(EXERCISE REQUIREMENTS) What follows is a listing; give it again exactly, in its entirety.
+++++
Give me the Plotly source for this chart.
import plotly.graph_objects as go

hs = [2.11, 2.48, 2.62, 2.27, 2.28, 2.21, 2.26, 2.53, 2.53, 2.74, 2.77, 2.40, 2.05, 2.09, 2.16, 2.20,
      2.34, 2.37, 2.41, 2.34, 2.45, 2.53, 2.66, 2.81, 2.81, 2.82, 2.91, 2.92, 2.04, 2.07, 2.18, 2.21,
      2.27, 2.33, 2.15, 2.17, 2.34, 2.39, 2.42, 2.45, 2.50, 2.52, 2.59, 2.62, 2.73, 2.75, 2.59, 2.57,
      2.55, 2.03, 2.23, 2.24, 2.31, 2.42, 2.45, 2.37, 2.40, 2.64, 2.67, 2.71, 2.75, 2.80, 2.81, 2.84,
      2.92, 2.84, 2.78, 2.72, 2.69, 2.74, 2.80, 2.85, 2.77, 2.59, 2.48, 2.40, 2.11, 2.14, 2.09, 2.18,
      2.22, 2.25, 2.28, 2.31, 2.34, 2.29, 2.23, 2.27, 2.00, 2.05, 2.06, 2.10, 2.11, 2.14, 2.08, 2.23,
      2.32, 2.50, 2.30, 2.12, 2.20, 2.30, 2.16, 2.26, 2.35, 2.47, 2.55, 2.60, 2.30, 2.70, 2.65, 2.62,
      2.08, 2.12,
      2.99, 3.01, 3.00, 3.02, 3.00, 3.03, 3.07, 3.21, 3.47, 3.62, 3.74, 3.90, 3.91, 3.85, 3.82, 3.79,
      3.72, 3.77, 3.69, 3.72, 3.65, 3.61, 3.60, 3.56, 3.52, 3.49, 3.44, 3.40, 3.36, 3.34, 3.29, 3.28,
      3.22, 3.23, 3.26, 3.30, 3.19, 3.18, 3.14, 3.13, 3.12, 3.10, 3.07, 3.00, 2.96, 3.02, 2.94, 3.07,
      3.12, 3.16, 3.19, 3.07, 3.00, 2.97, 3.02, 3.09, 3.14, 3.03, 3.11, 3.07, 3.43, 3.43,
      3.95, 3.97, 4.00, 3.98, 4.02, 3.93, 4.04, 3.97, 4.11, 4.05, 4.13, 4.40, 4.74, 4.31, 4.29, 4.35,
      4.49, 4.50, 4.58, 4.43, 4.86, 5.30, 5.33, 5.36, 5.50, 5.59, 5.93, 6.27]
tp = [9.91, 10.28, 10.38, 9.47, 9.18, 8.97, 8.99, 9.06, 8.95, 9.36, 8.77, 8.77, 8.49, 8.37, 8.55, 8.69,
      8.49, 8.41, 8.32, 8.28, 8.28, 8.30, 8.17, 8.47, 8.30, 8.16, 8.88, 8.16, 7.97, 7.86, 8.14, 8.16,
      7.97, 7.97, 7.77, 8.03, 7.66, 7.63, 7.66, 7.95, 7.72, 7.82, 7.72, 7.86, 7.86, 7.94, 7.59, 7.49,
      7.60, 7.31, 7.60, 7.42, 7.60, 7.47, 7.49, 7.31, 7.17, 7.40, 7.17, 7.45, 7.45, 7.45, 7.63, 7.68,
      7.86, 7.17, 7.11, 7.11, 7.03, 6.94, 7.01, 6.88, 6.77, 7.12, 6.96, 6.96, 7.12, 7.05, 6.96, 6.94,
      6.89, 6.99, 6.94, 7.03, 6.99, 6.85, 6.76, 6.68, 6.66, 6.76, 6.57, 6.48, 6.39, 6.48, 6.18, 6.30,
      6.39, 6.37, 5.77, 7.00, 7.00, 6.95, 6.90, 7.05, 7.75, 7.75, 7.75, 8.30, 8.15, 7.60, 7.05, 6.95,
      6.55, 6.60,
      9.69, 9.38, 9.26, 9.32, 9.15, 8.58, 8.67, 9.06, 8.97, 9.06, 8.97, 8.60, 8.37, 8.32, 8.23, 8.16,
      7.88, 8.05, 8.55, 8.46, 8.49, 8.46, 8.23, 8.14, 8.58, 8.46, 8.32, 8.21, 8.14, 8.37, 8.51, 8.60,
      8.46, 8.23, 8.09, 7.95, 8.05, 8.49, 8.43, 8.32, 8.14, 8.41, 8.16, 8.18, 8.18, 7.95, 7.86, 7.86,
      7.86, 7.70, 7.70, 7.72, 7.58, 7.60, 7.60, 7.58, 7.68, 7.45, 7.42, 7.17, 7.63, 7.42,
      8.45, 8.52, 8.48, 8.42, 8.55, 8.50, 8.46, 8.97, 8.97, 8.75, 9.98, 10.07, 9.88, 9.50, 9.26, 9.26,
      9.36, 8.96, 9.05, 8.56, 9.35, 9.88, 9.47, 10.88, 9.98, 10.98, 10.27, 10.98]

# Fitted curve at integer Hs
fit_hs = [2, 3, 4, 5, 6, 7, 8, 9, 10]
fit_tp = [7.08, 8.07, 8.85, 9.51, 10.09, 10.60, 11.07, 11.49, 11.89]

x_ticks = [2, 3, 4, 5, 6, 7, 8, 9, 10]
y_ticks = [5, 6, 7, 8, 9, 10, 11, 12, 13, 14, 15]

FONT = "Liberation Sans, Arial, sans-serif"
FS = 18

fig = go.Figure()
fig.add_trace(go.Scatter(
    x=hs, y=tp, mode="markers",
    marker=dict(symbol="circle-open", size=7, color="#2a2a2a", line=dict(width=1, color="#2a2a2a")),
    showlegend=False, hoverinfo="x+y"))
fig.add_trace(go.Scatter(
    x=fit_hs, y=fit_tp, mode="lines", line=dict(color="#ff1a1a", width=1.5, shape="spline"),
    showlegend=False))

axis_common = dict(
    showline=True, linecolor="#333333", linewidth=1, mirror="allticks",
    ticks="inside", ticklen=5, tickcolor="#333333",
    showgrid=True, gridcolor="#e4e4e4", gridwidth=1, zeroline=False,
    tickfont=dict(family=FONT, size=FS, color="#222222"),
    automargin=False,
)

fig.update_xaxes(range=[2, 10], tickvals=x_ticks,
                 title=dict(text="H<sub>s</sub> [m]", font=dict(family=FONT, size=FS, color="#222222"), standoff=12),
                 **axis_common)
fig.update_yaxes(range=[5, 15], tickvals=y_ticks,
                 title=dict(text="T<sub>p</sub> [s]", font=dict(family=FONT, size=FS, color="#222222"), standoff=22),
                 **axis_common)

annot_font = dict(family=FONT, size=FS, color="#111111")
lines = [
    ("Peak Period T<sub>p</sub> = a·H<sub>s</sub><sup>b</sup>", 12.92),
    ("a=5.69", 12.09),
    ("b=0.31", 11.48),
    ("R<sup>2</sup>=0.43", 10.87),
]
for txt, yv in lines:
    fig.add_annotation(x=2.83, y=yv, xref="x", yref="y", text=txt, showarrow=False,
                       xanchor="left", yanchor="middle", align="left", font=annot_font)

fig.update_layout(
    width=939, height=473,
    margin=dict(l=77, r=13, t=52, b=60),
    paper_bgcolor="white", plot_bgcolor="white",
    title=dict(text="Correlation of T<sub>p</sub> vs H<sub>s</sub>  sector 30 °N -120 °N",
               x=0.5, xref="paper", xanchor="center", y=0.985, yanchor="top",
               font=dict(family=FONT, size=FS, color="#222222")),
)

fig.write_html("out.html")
+++++
(SOLVED EXERCISE)
Give me the Plotly source for this chart.
import plotly.graph_objects as go

hs = [2.11, 2.48, 2.62, 2.27, 2.28, 2.21, 2.26, 2.53, 2.53, 2.74, 2.77, 2.40, 2.05, 2.09, 2.16, 2.20,
      2.34, 2.37, 2.41, 2.34, 2.45, 2.53, 2.66, 2.81, 2.81, 2.82, 2.91, 2.92, 2.04, 2.07, 2.18, 2.21,
      2.27, 2.33, 2.15, 2.17, 2.34, 2.39, 2.42, 2.45, 2.50, 2.52, 2.59, 2.62, 2.73, 2.75, 2.59, 2.57,
      2.55, 2.03, 2.23, 2.24, 2.31, 2.42, 2.45, 2.37, 2.40, 2.64, 2.67, 2.71, 2.75, 2.80, 2.81, 2.84,
      2.92, 2.84, 2.78, 2.72, 2.69, 2.74, 2.80, 2.85, 2.77, 2.59, 2.48, 2.40, 2.11, 2.14, 2.09, 2.18,
      2.22, 2.25, 2.28, 2.31, 2.34, 2.29, 2.23, 2.27, 2.00, 2.05, 2.06, 2.10, 2.11, 2.14, 2.08, 2.23,
      2.32, 2.50, 2.30, 2.12, 2.20, 2.30, 2.16, 2.26, 2.35, 2.47, 2.55, 2.60, 2.30, 2.70, 2.65, 2.62,
      2.08, 2.12,
      2.99, 3.01, 3.00, 3.02, 3.00, 3.03, 3.07, 3.21, 3.47, 3.62, 3.74, 3.90, 3.91, 3.85, 3.82, 3.79,
      3.72, 3.77, 3.69, 3.72, 3.65, 3.61, 3.60, 3.56, 3.52, 3.49, 3.44, 3.40, 3.36, 3.34, 3.29, 3.28,
      3.22, 3.23, 3.26, 3.30, 3.19, 3.18, 3.14, 3.13, 3.12, 3.10, 3.07, 3.00, 2.96, 3.02, 2.94, 3.07,
      3.12, 3.16, 3.19, 3.07, 3.00, 2.97, 3.02, 3.09, 3.14, 3.03, 3.11, 3.07, 3.43, 3.43,
      3.95, 3.97, 4.00, 3.98, 4.02, 3.93, 4.04, 3.97, 4.11, 4.05, 4.13, 4.40, 4.74, 4.31, 4.29, 4.35,
      4.49, 4.50, 4.58, 4.43, 4.86, 5.30, 5.33, 5.36, 5.50, 5.59, 5.93, 6.27]
tp = [9.91, 10.28, 10.38, 9.47, 9.18, 8.97, 8.99, 9.06, 8.95, 9.36, 8.77, 8.77, 8.49, 8.37, 8.55, 8.69,
      8.49, 8.41, 8.32, 8.28, 8.28, 8.30, 8.17, 8.47, 8.30, 8.16, 8.88, 8.16, 7.97, 7.86, 8.14, 8.16,
      7.97, 7.97, 7.77, 8.03, 7.66, 7.63, 7.66, 7.95, 7.72, 7.82, 7.72, 7.86, 7.86, 7.94, 7.59, 7.49,
      7.60, 7.31, 7.60, 7.42, 7.60, 7.47, 7.49, 7.31, 7.17, 7.40, 7.17, 7.45, 7.45, 7.45, 7.63, 7.68,
      7.86, 7.17, 7.11, 7.11, 7.03, 6.94, 7.01, 6.88, 6.77, 7.12, 6.96, 6.96, 7.12, 7.05, 6.96, 6.94,
      6.89, 6.99, 6.94, 7.03, 6.99, 6.85, 6.76, 6.68, 6.66, 6.76, 6.57, 6.48, 6.39, 6.48, 6.18, 6.30,
      6.39, 6.37, 5.77, 7.00, 7.00, 6.95, 6.90, 7.05, 7.75, 7.75, 7.75, 8.30, 8.15, 7.60, 7.05, 6.95,
      6.55, 6.60,
      9.69, 9.38, 9.26, 9.32, 9.15, 8.58, 8.67, 9.06, 8.97, 9.06, 8.97, 8.60, 8.37, 8.32, 8.23, 8.16,
      7.88, 8.05, 8.55, 8.46, 8.49, 8.46, 8.23, 8.14, 8.58, 8.46, 8.32, 8.21, 8.14, 8.37, 8.51, 8.60,
      8.46, 8.23, 8.09, 7.95, 8.05, 8.49, 8.43, 8.32, 8.14, 8.41, 8.16, 8.18, 8.18, 7.95, 7.86, 7.86,
      7.86, 7.70, 7.70, 7.72, 7.58, 7.60, 7.60, 7.58, 7.68, 7.45, 7.42, 7.17, 7.63, 7.42,
      8.45, 8.52, 8.48, 8.42, 8.55, 8.50, 8.46, 8.97, 8.97, 8.75, 9.98, 10.07, 9.88, 9.50, 9.26, 9.26,
      9.36, 8.96, 9.05, 8.56, 9.35, 9.88, 9.47, 10.88, 9.98, 10.98, 10.27, 10.98]

# Fitted curve at integer Hs
fit_hs = [2, 3, 4, 5, 6, 7, 8, 9, 10]
fit_tp = [7.08, 8.07, 8.85, 9.51, 10.09, 10.60, 11.07, 11.49, 11.89]

x_ticks = [2, 3, 4, 5, 6, 7, 8, 9, 10]
y_ticks = [5, 6, 7, 8, 9, 10, 11, 12, 13, 14, 15]

FONT = "Liberation Sans, Arial, sans-serif"
FS = 18

fig = go.Figure()
fig.add_trace(go.Scatter(
    x=hs, y=tp, mode="markers",
    marker=dict(symbol="circle-open", size=7, color="#2a2a2a", line=dict(width=1, color="#2a2a2a")),
    showlegend=False, hoverinfo="x+y"))
fig.add_trace(go.Scatter(
    x=fit_hs, y=fit_tp, mode="lines", line=dict(color="#ff1a1a", width=1.5, shape="spline"),
    showlegend=False))

axis_common = dict(
    showline=True, linecolor="#333333", linewidth=1, mirror="allticks",
    ticks="inside", ticklen=5, tickcolor="#333333",
    showgrid=True, gridcolor="#e4e4e4", gridwidth=1, zeroline=False,
    tickfont=dict(family=FONT, size=FS, color="#222222"),
    automargin=False,
)

fig.update_xaxes(range=[2, 10], tickvals=x_ticks,
                 title=dict(text="H<sub>s</sub> [m]", font=dict(family=FONT, size=FS, color="#222222"), standoff=12),
                 **axis_common)
fig.update_yaxes(range=[5, 15], tickvals=y_ticks,
                 title=dict(text="T<sub>p</sub> [s]", font=dict(family=FONT, size=FS, color="#222222"), standoff=22),
                 **axis_common)

annot_font = dict(family=FONT, size=FS, color="#111111")
lines = [
    ("Peak Period T<sub>p</sub> = a·H<sub>s</sub><sup>b</sup>", 12.92),
    ("a=5.69", 12.09),
    ("b=0.31", 11.48),
    ("R<sup>2</sup>=0.43", 10.87),
]
for txt, yv in lines:
    fig.add_annotation(x=2.83, y=yv, xref="x", yref="y", text=txt, showarrow=False,
                       xanchor="left", yanchor="middle", align="left", font=annot_font)

fig.update_layout(
    width=939, height=473,
    margin=dict(l=77, r=13, t=52, b=60),
    paper_bgcolor="white", plot_bgcolor="white",
    title=dict(text="Correlation of T<sub>p</sub> vs H<sub>s</sub>  sector 30 °N -120 °N",
               x=0.5, xref="paper", xanchor="center", y=0.985, yanchor="top",
               font=dict(family=FONT, size=FS, color="#222222")),
)

fig.write_html("out.html")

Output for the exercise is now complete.